Simpler and cheaper Weddings, Really?Santhosh Ramdoss
Weddings in India are usually an extravagant affair. Even among the poor, many households save years of income to prepare for a marriage in the family. The problem also reinforces the gender discrimination already prevalent in the country since it is traditionally expected that the girl’s family pay for the wedding.
Any movement that can help make weddings simpler and cheaper can mean a huge difference. It would also save resources, given that a lot of food goes waste in any weddings in a country where millions of people go to bed hungry, every night.
So, is a government law to restrict the number of dishes in weddings the right approach to address the problem? At least that is what folks at National Advisory Council (a policy advocacy body) seem to think (Full story here):
On the menu at the meeting were proposals to restrict the number of dishes served at weddings. There were suggestions to draw lessons from Pakistan, where it appears there are restrictions on serving more than one dish at marriages and similar social gatherings.

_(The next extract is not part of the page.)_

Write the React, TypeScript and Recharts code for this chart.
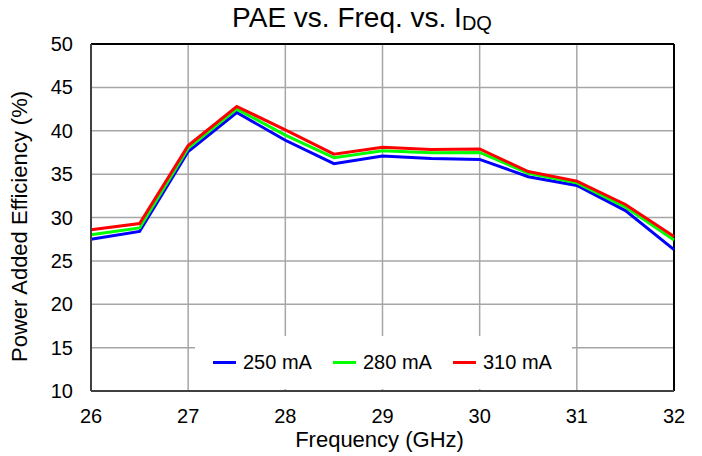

There was another suggestion: weddings should not be as event-filled as some have become. If the food and consumer affairs ministry were to accept the recommendations, mehndis, sangeet, cocktail parties and receptions could be crunched into one.
Its unclear if this is a simple and elegant solution as it sounds to be. There could be other entrepreneurial approaches to address the problem of food wastage. There could be a more structural solution for the Government or a social enterprise to gather food that might go waste and feed the hungry and the homeless to food banks.